Mbak Marla bercerita bahwa upacara yang akan kami hadiri siang ini adalah upacara mengarak jenazah keliling kampung. Pemakamannya sendiri baru akan dilangsungkan beberapa hari kemudian. Di Toraja, upacara kematian, khususnya bagi orang-orang yang mempunyai kedudukan atau pemuka adat, memang bukan hal yang sederhana. Rangkaian acara puncak upacaranya sendiri bisa sampai seminggu, terdiri dari prosesi arak-arakan, penerimaan tamu, penyembelihan kerbau dan babi, sampai pemakaman. Persiapannya bisa memakan waktu jauh lebih lama lagi. Semakin tinggi kedudukan orang tersebut, semakin meriah upacaranya, semakin banyak dan istimewa kerbau yang harus disembelih nantinya.


Arak-arakan

Sedikit kesulitan mendapat angkutan umum, saya dan Mbak Marla terlambat sampai ke lokasi upacara, tongkonan Randan Batu. Arak-arakan jenazah sudah berangkat. Tepat sebelum perasaan kecewa menenggelamkan saya, Mbak Marla menenangkan. Ia berkata bahwa tak lama lagi rombongan arak-arakan akan tiba kembali dan kami bisa mengikuti prosesi berikutnya.

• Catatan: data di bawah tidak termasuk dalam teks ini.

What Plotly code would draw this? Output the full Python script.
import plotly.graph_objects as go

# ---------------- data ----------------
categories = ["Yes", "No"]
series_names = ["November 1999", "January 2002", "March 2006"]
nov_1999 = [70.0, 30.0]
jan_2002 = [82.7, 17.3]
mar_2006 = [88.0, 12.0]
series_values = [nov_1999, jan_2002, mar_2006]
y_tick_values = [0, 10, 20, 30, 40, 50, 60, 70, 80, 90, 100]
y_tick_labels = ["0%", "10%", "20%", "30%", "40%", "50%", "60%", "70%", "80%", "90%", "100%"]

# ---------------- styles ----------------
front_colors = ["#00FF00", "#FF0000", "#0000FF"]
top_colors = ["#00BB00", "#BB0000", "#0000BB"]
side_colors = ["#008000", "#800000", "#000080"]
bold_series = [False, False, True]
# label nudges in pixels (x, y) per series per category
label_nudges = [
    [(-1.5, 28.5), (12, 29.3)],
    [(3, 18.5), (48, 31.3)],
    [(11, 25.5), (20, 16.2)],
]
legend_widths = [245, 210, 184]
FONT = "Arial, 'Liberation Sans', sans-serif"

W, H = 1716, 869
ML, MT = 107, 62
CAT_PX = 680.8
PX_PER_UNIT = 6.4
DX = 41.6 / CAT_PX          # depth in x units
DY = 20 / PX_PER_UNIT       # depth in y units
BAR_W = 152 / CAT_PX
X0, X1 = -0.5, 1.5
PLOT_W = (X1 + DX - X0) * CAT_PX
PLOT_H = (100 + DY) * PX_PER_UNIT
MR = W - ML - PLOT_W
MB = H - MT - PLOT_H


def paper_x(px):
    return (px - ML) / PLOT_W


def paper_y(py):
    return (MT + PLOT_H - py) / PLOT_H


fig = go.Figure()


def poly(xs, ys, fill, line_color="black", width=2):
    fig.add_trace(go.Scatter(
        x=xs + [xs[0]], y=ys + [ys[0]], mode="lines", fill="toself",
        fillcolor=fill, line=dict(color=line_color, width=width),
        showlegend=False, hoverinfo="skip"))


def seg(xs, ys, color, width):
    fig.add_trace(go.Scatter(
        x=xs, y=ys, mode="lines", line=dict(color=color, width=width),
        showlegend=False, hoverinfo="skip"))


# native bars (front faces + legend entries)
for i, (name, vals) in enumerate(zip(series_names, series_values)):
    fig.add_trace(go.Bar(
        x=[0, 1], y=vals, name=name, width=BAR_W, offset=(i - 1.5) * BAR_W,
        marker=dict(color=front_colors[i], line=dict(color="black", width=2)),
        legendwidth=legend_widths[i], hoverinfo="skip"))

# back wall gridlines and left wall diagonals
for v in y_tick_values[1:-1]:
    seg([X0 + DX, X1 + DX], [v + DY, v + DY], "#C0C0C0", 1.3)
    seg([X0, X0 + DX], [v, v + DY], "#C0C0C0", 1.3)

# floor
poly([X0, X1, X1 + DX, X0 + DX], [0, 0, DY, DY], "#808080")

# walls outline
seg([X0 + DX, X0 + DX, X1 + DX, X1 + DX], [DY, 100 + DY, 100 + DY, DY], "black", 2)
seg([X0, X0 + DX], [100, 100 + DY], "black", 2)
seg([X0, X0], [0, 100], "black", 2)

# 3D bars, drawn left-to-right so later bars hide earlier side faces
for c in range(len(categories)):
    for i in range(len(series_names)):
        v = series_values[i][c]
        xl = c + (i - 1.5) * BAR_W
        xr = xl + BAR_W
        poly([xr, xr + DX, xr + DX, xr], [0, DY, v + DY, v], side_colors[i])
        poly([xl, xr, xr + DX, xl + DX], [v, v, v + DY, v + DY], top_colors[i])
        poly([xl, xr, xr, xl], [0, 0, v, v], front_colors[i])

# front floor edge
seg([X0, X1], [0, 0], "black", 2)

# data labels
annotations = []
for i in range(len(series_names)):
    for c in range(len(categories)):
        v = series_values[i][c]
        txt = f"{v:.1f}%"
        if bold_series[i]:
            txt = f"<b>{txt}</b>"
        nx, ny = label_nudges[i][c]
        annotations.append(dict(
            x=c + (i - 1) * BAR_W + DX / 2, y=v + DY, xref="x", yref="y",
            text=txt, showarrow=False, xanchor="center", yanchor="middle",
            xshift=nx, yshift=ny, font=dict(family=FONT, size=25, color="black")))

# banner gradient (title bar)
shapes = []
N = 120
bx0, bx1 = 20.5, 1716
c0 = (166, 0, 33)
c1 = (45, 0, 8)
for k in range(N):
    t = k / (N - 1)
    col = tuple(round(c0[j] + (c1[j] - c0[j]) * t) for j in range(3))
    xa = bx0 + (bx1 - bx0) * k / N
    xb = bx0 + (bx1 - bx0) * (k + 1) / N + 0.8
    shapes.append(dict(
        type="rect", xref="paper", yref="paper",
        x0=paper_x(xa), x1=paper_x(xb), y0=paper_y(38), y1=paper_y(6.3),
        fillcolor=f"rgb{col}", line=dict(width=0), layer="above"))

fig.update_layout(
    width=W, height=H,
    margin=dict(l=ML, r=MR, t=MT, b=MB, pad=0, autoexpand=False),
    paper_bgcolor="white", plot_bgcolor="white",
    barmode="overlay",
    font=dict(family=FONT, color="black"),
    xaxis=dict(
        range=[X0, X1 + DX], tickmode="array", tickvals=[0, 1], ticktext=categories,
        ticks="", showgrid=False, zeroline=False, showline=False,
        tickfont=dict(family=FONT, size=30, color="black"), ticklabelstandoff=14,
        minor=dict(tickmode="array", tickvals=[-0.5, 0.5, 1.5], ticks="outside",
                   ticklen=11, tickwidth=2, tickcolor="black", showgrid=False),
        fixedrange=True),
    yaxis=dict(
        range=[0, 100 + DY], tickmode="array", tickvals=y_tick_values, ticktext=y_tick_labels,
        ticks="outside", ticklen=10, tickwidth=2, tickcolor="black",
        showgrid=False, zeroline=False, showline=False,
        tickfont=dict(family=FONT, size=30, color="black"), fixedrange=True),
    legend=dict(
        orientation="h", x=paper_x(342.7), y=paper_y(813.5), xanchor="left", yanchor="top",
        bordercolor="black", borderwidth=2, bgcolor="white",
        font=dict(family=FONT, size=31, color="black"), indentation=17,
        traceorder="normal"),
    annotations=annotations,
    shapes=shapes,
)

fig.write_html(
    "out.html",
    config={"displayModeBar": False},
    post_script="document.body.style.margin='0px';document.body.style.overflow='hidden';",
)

Sekitar lima belas menit berselang, bunyi tabuhan gong membahana di udara. Tak berapa lama, beberapa laki-laki berpakaian hitam berjalan dalam barisan memanjang ke belakang, masing-masing membawa batangan bambu panjang tipis berbendera yang tampaknya berfungsi seperti panji-panji. Di belakang mereka, sumber suara tabuhan tadi muncul: dua orang laki-laki berpakaian senada memikul gong dengan bantuan sebilah bambu. “Kalau pake gong, tandanya orang yang diupacarakan itu kedudukannya tinggi,” tutur Mbak Marla. Pembawa gong tersebut diikuti lagi oleh orang-orang yang membawa panji-panji.

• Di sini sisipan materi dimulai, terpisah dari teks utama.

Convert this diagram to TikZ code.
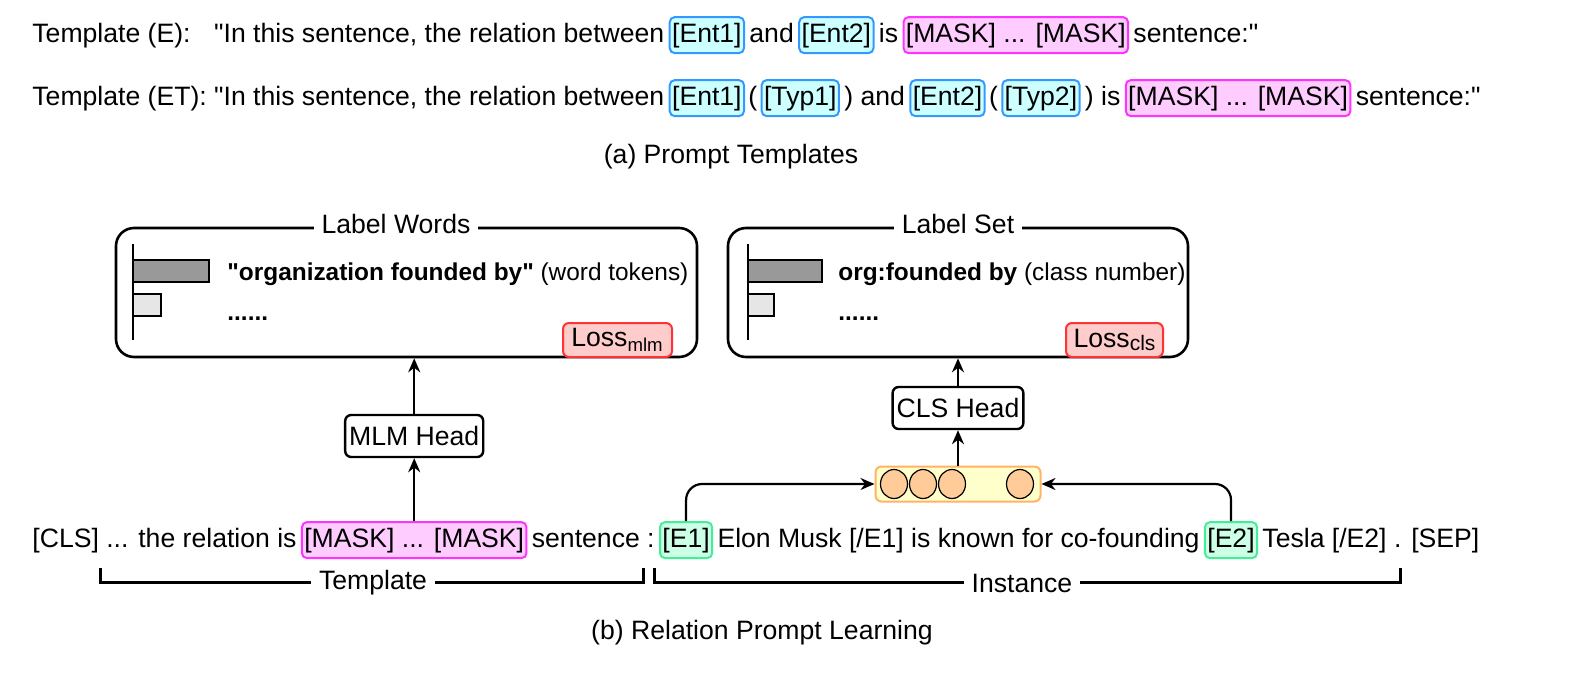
\documentclass[tikz,border=0pt]{standalone}
\usepackage{fontspec}
\setmainfont{Liberation Sans}[Ligatures=TeXOff]
\usetikzlibrary{arrows.meta,shapes.geometric}
\newcommand{\dq}{\char34\relax}
\definecolor{tagdraw}{HTML}{3399FF}
\definecolor{tagfill}{HTML}{CCFFFF}
\definecolor{maskdraw}{HTML}{FF33FF}
\definecolor{maskfill}{HTML}{FFCCFF}
\definecolor{edraw}{HTML}{44EE99}
\definecolor{efill}{HTML}{CCFFE6}
\definecolor{lossdraw}{HTML}{FF3333}
\definecolor{lossfill}{HTML}{FFCCCC}
\definecolor{vecdraw}{HTML}{FFB366}
\definecolor{vecfill}{HTML}{FFFFCC}
\definecolor{cellfill}{HTML}{FFCC99}
\definecolor{bardark}{HTML}{999999}
\definecolor{barlight}{HTML}{E6E6E6}
\begin{document}
\begin{tikzpicture}[x=0.5pt,y=-0.5pt,
  every node/.style={font=\fontsize{13.3}{16}\selectfont},
  txt/.style={inner sep=0pt, anchor=base west},
  boxtxt/.style={txt, font=\fontsize{12.2}{15}\selectfont},
  tagbase/.style={draw, rounded corners=2.5pt, line width=1pt, inner xsep=1.2pt, inner ysep=0pt, minimum height=18pt, anchor=base west},
  enttag/.style={tagbase, draw=tagdraw, fill=tagfill},
  masktag/.style={tagbase, draw=maskdraw, fill=maskfill},
  etag/.style={tagbase, draw=edraw, fill=efill},
  head/.style={draw, rounded corners=3pt, line width=1.2pt, fill=white, minimum height=21pt, inner xsep=2pt},
  bigbox/.style={draw, rounded corners=9pt, line width=1.3pt},
  lossbox/.style={draw=lossdraw, fill=lossfill, rounded corners=3pt, line width=1pt, minimum height=17pt, inner sep=0pt},
  vecbox/.style={draw=vecdraw, fill=vecfill, rounded corners=3pt, line width=1pt},
  cell/.style={ellipse, draw, fill=cellfill, line width=0.6pt, minimum width=13.5pt, minimum height=14.5pt, inner sep=0pt},
  ttl/.style={fill=white, inner xsep=4pt, inner ysep=1pt},
  arr/.style={line width=1.1pt, -{Stealth[length=7pt,width=6pt]}},
  brk/.style={line width=1.5pt},
  axis/.style={line width=1.3pt},
  bar/.style={draw, line width=1.2pt}
]
\useasboundingbox (0,0) rectangle (1587,675);

% ---------- (a) templates ----------
\node[txt] (r2a) at (32,105) {Template (ET): \dq In this sentence, the relation between};
\node[enttag] (r2e1) at ([xshift=2pt]r2a.base east) {[Ent1]};
\node[txt] (r2p1) at ([xshift=1.5pt]r2e1.base east) {(};
\node[enttag] (r2t1) at ([xshift=1.5pt]r2p1.base east) {[Typ1]};
\node[txt] (r2and) at ([xshift=2pt]r2t1.base east) {) and};
\node[enttag] (r2e2) at ([xshift=2pt]r2and.base east) {[Ent2]};
\node[txt] (r2p2) at ([xshift=1.5pt]r2e2.base east) {(};
\node[enttag] (r2t2) at ([xshift=1.5pt]r2p2.base east) {[Typ2]};
\node[txt] (r2is) at ([xshift=2pt]r2t2.base east) {) is};
\node[masktag] (r2m) at ([xshift=2pt]r2is.base east) {[MASK] ... [MASK]};
\node[txt] (r2s) at ([xshift=2pt]r2m.base east) {sentence:\dq};

\node[txt] (r1a) at (32,42) {Template (E):};
\node[txt, anchor=base east] (r1b) at (r2a.base east |- 0,42) {\dq In this sentence, the relation between};
\node[enttag] (r1e1) at ([xshift=2pt]r1b.base east) {[Ent1]};
\node[txt] (r1and) at ([xshift=2pt]r1e1.base east) {and};
\node[enttag] (r1e2) at ([xshift=2pt]r1and.base east) {[Ent2]};
\node[txt] (r1is) at ([xshift=2pt]r1e2.base east) {is};
\node[masktag] (r1m) at ([xshift=2pt]r1is.base east) {[MASK] ... [MASK]};
\node[txt] (r1s) at ([xshift=2pt]r1m.base east) {sentence:\dq};

\node (capa) at (731,157) {(a) Prompt Templates};

% ---------- (b) sentence ----------
\node[txt] (s1) at (32,547) {[CLS] ... the relation is};
\node[masktag] (smask) at ([xshift=2pt]s1.base east) {[MASK] ... [MASK]};
\node[txt] (s2) at ([xshift=2pt]smask.base east) {sentence :};
\node[etag] (se1) at ([xshift=2pt]s2.base east) {[E1]};
\node[txt] (s3) at ([xshift=2pt]se1.base east) {Elon Musk [/E1] is known for co-founding};
\node[etag] (se2) at ([xshift=2pt]s3.base east) {[E2]};
\node[txt] (s4) at ([xshift=2pt]se2.base east) {Tesla [/E2] . [SEP]};

% ---------- label boxes ----------
\node[bigbox, minimum width=290.5pt, minimum height=64.5pt] (lw) at (406.5,292.5) {};
\node[ttl] (lwt) at (396,224) {Label Words};
\draw[axis] (133,244) -- (133,340);
\draw[bar, fill=bardark] (133,260) rectangle (209,282);
\draw[bar, fill=barlight] (133,294) rectangle (161,316);
\node[boxtxt] (lw1) at (227,280) {\textbf{\dq organization founded by\dq} (word tokens)};
\node[boxtxt] (lw2) at (227,320) {\textbf{......}};
\node[lossbox, minimum width=54.5pt] (lm) at (617.5,340) {Loss\textsubscript{mlm}};

\node[bigbox, minimum width=230pt, minimum height=64.5pt] (ls) at (958,292.5) {};
\node[ttl] (lst) at (958,224) {Label Set};
\draw[axis] (748,244) -- (748,340);
\draw[bar, fill=bardark] (748,260) rectangle (822,282);
\draw[bar, fill=barlight] (748,294) rectangle (774,316);
\node[boxtxt] (ls1) at (838,280) {\textbf{org:founded by} (class number)};
\node[boxtxt] (ls2) at (838,320) {\textbf{......}};
\node[lossbox, minimum width=48.5pt] (lc) at (1114.5,340) {Loss\raisebox{-1.5pt}{\fontsize{10.5}{10}\selectfont cls}};

% ---------- heads ----------
\node[head, minimum width=62.5pt] (mlm) at (smask.north |- 0,436) {MLM Head};
\node[vecbox, minimum width=82.5pt, minimum height=17.5pt] (vec) at (958,484) {};
\node[cell] (c1) at ([xshift=-32pt]vec.center) {};
\node[cell] (c2) at ([xshift=-17.5pt]vec.center) {};
\node[cell] (c3) at ([xshift=-3pt]vec.center) {};
\node[cell] (c4) at ([xshift=31pt]vec.center) {};
\node[head, minimum width=65pt] (cls) at (vec.north |- 0,408) {CLS Head};

% ---------- arrows ----------
\draw[arr] (smask.north) -- (mlm.south);
\draw[arr] (mlm.north) -- (mlm.north |- lw.south);
\draw[arr] (vec.north) -- (cls.south);
\draw[arr] (cls.north) -- (cls.north |- ls.south);
\draw[arr, rounded corners=8pt] (se1.north) |- (vec.west);
\draw[arr, rounded corners=8pt] (se2.north) |- (vec.east);

% ---------- brackets ----------
\coordinate (tl) at (100,568);
\coordinate (tr) at (643,568);
\coordinate (il) at (654,568);
\coordinate (ir) at (1400,568);
\draw[brk] (tl) -- (tl |- 0,582) -- (tr |- 0,582) -- (tr);
\draw[brk] (il) -- (il |- 0,582) -- (ir |- 0,582) -- (ir);
\node[ttl] (tmpl) at (373,583) {Template};
\node[ttl] (inst) at (1022,583) {Instance};

\node (capb) at (762,633) {(b) Relation Prompt Learning};
\end{tikzpicture}
\end{document}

Setelah pembawa gong dan panji-panji, berikutnya adalah kerbau besar yang dipilih sebagai simbol dari puluhan kerbau lain yang nantinya akan dikurbankan. Untuk upacara kematian bangsawan tinggi, jumlah kerbau yang dikurbankan minimal 24 ekor. Selain jumlah, jenis kerbau yang diarak juga dapat menunjukkan status sosial si mati. Yang paling istimewa adalah kerbau belang. Jenisnya yang langka membuat harganya melambung tinggi. “Bisa mencapai 200 juta seekor,” ungkap Mbak Marla datar, membuat saya berdecak. Kerbau kurban itu diikuti oleh serombongan laki-laki berpakaian hitam, salah satunya membawa foto orang yang meninggal. Di belakang mereka, berjalan serombongan perempuan berpakaian hitam atau putih.

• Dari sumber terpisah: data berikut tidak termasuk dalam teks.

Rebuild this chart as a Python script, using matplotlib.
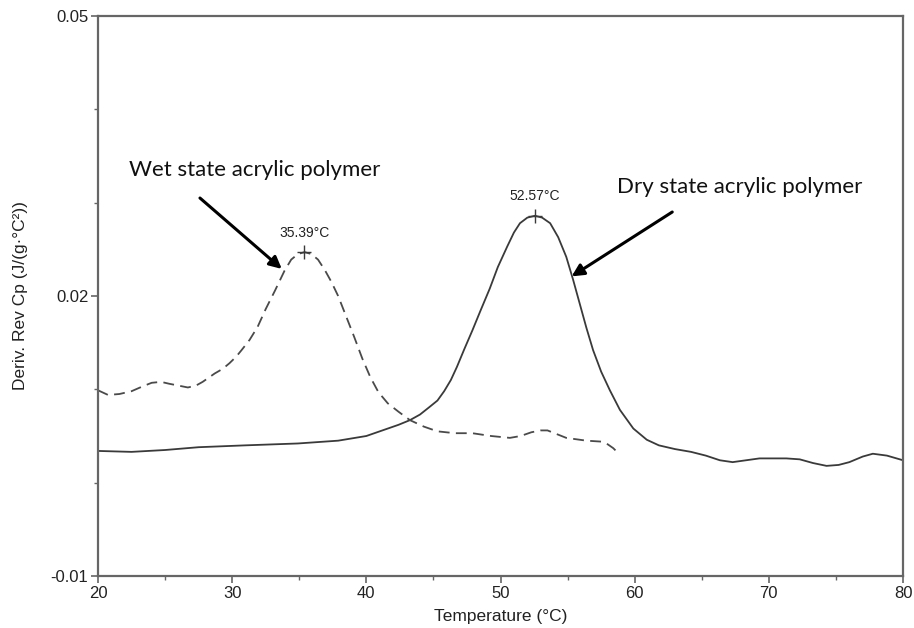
import matplotlib
matplotlib.use("Agg")
import matplotlib.pyplot as plt
from matplotlib.ticker import MultipleLocator, FixedLocator

plt.rcParams['axes.unicode_minus'] = False
plt.rcParams['font.family'] = ['Liberation Sans', 'DejaVu Sans']

# Wet state (dashed)
wet_T = [20.0, 20.75, 21.6, 22.5, 23.3, 24.0, 24.7, 25.3, 26.0, 26.7, 27.3, 27.8, 28.3,
         28.7, 29.3, 29.8, 30.3, 30.7, 31.3, 31.9, 32.5, 33.2, 33.9, 34.4, 34.9, 35.4,
         35.9, 36.4, 36.9, 37.4, 37.9, 38.5, 39.1, 39.7, 40.3, 40.9, 41.6, 42.4, 43.25,
         44.3, 45.3, 46.6, 47.9, 49.3, 50.7, 51.5, 52.3, 53.0, 53.5, 54.2, 54.9, 56.4,
         57.5, 57.9, 58.4, 58.75]
wet_v = [0.0099, 0.0094, 0.0095, 0.0098, 0.0103, 0.0107, 0.0108, 0.0106, 0.0104, 0.0102,
         0.0104, 0.0108, 0.0113, 0.0117, 0.0122, 0.0128, 0.0135, 0.0142, 0.0153, 0.0167,
         0.0186, 0.0206, 0.0227, 0.0239, 0.0245, 0.0247, 0.0245, 0.0239, 0.0228, 0.0215,
         0.0200, 0.0178, 0.0156, 0.0133, 0.0113, 0.0097, 0.0085, 0.0076, 0.0067, 0.0060,
         0.0055, 0.0053, 0.0053, 0.0050, 0.0048, 0.0050, 0.0054, 0.0056, 0.0056, 0.0052,
         0.0048, 0.0045, 0.0044, 0.0042, 0.0037, 0.0032]

# Dry state (solid)
dry_T = [20.0, 22.5, 25.0, 27.5, 31.0, 34.9, 37.9, 40.0, 41.0, 42.4, 43.25, 44.0, 44.7,
         45.3, 45.8, 46.3, 46.75, 47.3, 47.9, 48.5, 49.2, 49.8, 50.5, 51.0, 51.45, 52.0,
         52.57, 53.1, 53.7, 54.3, 54.9, 55.4, 55.9, 56.4, 56.9, 57.5, 58.15, 58.9, 59.9,
         60.9, 61.8, 63.0, 64.2, 65.3, 66.35, 67.3, 68.3, 69.3, 70.3, 71.3, 72.3, 73.3,
         74.3, 75.2, 76.0, 77.0, 77.75, 78.8, 80.0]
dry_v = [0.0034, 0.0033, 0.0035, 0.0038, 0.0040, 0.0042, 0.0045, 0.0050, 0.0055, 0.0062,
         0.0067, 0.0073, 0.0081, 0.0088, 0.0098, 0.0110, 0.0124, 0.0143, 0.0163, 0.0184,
         0.0208, 0.0231, 0.0253, 0.0268, 0.0278, 0.0284, 0.0286, 0.0284, 0.0278, 0.0263,
         0.0242, 0.0218, 0.0192, 0.0166, 0.0142, 0.0119, 0.0099, 0.0078, 0.0058, 0.0046,
         0.0040, 0.0036, 0.0033, 0.0029, 0.0024, 0.0022, 0.0024, 0.0026, 0.0026, 0.0026,
         0.0025, 0.0021, 0.0018, 0.0019, 0.0022, 0.0028, 0.0031, 0.0029, 0.0024]

peak_T = [35.39, 52.57]
peak_v = [0.0247, 0.0286]
peak_labels = ["35.39°C", "52.57°C"]

fig = plt.figure(figsize=(9.14, 6.28), dpi=100)
ax = fig.add_axes([0.1072, 0.0828, 0.8808, 0.8917])

lc = '#3a3a3a'
ax.plot(dry_T, dry_v, color=lc, lw=1.3, solid_joinstyle='round')
ax.plot(wet_T, wet_v, color='#4a4a4a', lw=1.3, dashes=(6, 3.5))
ax.plot(peak_T, peak_v, linestyle='none', marker='+', markersize=10,
        markeredgewidth=1.0, color=lc)
for t, v, lab in zip(peak_T, peak_v, peak_labels):
    ax.annotate(lab, (t, v), xytext=(0, 9), textcoords='offset points',
                ha='center', va='bottom', fontsize=10, color='#222222')

ax.set_xlim(20, 80)
ax.set_ylim(-0.01, 0.05)
ax.xaxis.set_major_locator(MultipleLocator(10))
ax.xaxis.set_minor_locator(MultipleLocator(5))
ax.yaxis.set_major_locator(FixedLocator([-0.01, 0.02, 0.05]))
ax.yaxis.set_minor_locator(MultipleLocator(0.01))
ax.set_yticklabels(["-0.01", "0.02", "0.05"])

for s in ax.spines.values():
    s.set_color('#666666')
    s.set_linewidth(1.6)
ax.tick_params(which='major', direction='out', length=5, width=1.2, color='#666666',
               labelsize=12, labelcolor='#222222', pad=2)
ax.tick_params(which='minor', direction='out', length=3, width=1.0, color='#666666')

ax.set_xlabel("Temperature (°C)", fontsize=12.5, color='#222222', labelpad=6)
ax.set_ylabel("Deriv. Rev Cp (J/(g·°C²))", fontsize=12.5, color='#222222', labelpad=16)

# Annotations
fontann = ['Lato', 'DejaVu Sans']
ax.annotate("Wet state acrylic polymer", xy=(33.7, 0.0229), xytext=(31.7, 0.0335),
            ha='center', va='center', fontsize=16, family=fontann, color='#111111')
ax.annotate("", xy=(33.7, 0.0229), xytext=(27.6, 0.0305),
            arrowprops=dict(arrowstyle='-|>', color='black', lw=2.2,
                            mutation_scale=18, shrinkA=0, shrinkB=0))
ax.annotate("Dry state acrylic polymer", xy=(55.3, 0.0221), xytext=(67.8, 0.0317),
            ha='center', va='center', fontsize=16, family=fontann, color='#111111')
ax.annotate("", xy=(55.3, 0.0221), xytext=(62.8, 0.0290),
            arrowprops=dict(arrowstyle='-|>', color='black', lw=2.2,
                            mutation_scale=18, shrinkA=0, shrinkB=0))

fig.savefig("out.png", dpi=100, facecolor='white')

Ada jeda beberapa menit sampai akhirnya rombongan utama tiba. Dari kejauhan, sebuah keranda merah beratap serupa tongkonan tampak berkilau tertimpa sinar matahari siang. Keranda itu diusung oleh lebih dari sepuluh laki-laki. Di depan mereka, belasan perempuan berjalan berbanjar menjunjung kain merah panjang. Sorakan ritmis dalam bahasa yang tidak saya pahami dan dentum tumbukan alu bertalu-talu dari lapangan tempat upacara menyambut kedatangan rombongan pengusung keranda tersebut. Berderap pasti, mereka menuju ke tengah lapangan, meletakkan keranda di tanah dengan gerak menyentak. Sorak dan segenap suara serentak berhenti, lalu hening.